Campaign group West Newton Said No!, opposes the plans, citing damage to the local environment, noise pollution and heavy HGV traffic among the reasons.

As the Gazette went to press yesterday, the Conservative-led East Riding Council was debating a motion to confirm the authority’s opposition to fracking.

Beverley and Holderness MP Graham Stuart told the Gazette: “The lift in the moratorium against fracking has, understandably, caused concern from some of my constituents. Fracking should only proceed if the science shows that it is safe, sustainable and minimises disturbances to local communities.

“Britain’s focus will be to accelerate the deployment of wind, nuclear, solar and hydrogen power, while supporting the production of domestic North Sea oil and gas in the nearer term, which could see 95 per cent of UK electricity by 2030 being low-carbon.

“These measures will be central to weaning Britain off expensive fossil fuels, which are subject to uncontrollable and volatile prices, and will provide both cleaner and more affordable energy, and energy security.

“While the UK is driving down demand for fossil fuels on the path to net-zero, it is important to recognise that there will continue to be ongoing demand for oil and gas while we transition to low-carbon energy.”

A spokesman for West Newton Said No! said: “Rathlin initially turned up at West Newton virtually without notice. No one locally knew what was happening until they started building the well pad.

“It was a terrible shock to many that they didn’t get a say in what was going on. They picked a very quiet area, tucked away down a single-track lane.

“They then got permissions to drill a second well at West Newton A. A couple of years later they wanted another site with two more wells, bringing the total of drills to four.

“Last year they applied for six new wells, bringing the total to 10. The opposition had grown substantially by then and this was turned down. However, they quickly submitted a new application for four new wells instead, which was granted. Now, it has been revealed that they plan for 15 horizontal wells. It has been ‘mission creep’ since day one with Rathlin Energy.

“The community feels they have been left out in the cold by the council with no understanding of how these companies operate. It always starts with just one well, then two, then they slowly hoodwink councillors into thinking it’s temporary and only a few wells. And now more communities will be affected. Watching people cry, seeing the fear in their eyes, is heart- breaking.”

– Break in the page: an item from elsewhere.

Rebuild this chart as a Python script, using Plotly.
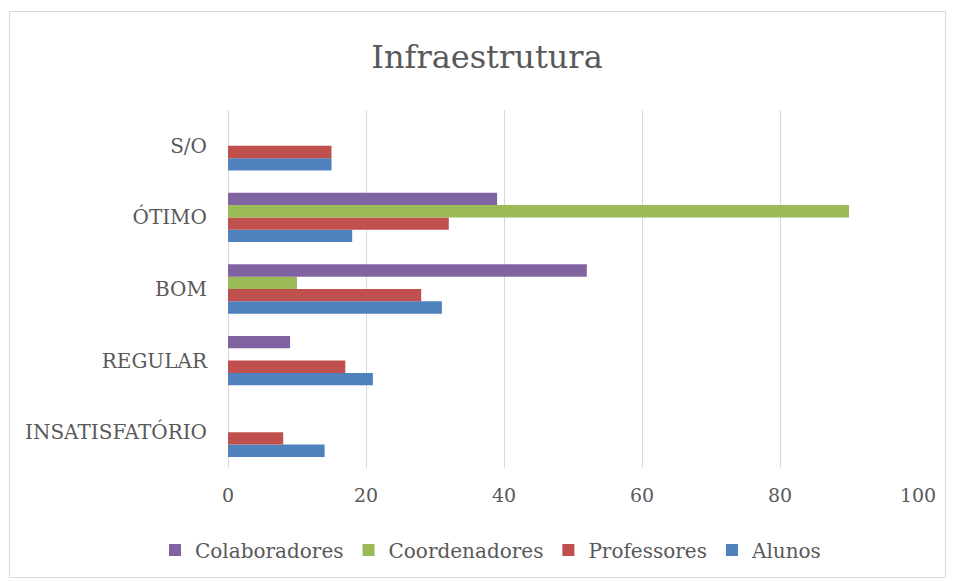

The Rathlin CPR report does not mention fracking, but identifies that, in addition to the wells at the West Newton site, near Aldbrough, there is a potential reserve of gas at three more sites in Ellerby, Spring Hill, and near Withernsea.

It says that Rathlin believes it is “extremely close to realising commercial production in the West Newton area by employing horizontal wells using high-quality drilling and completion fluids and small, optimised stimulation, as necessary.”

Fears over fracking activity were heightened after Jacob Rees-Mogg, Secretary of State for Business, Energy and Industrial Strategy, lifted the ban on fracking in an attempt to boost the UK economy by producing more home-grown energy.

The West Newton Said No! spokesman added: “Back in 2014 they said they weren’t fracking, quelling fears from locals.

“However, they carried out a mini fall-off test, which is also known as a mini-frac, which involved pumping 10,000 litres of water and potassium chloride into the shale rock to the point of fracture.”

A statement from Rathlin Energy said: “Rathlin Energy (UK) Limited’s current planning permissions provide for drilling of five more wells (four from the A site and from the B site) and producing from six wells from the West Newton A site.

“The 15 wells noted in the CPR reference the total number of wells that the project would require, in the high reserve case scenario, to maximise the recovery of the gas reserves.

“The Bowland shale does exist under licence PEDL183 and was penetrated in both the Crawberry Hill 1 and West Newton 1 wells.

“While this resource may have significant unconventional gas reserves associated with it, high- volume hydraulic fracking would be required to produce it.

“Rathlin Energy’s focus remains on the conventional gas reserves in the Kirkham Abbey reservoir.

“So, in other words, high-volume hydraulic fracturing within the Bowland shale (the issue that concerns most people) does not form part of the company’s work programme.”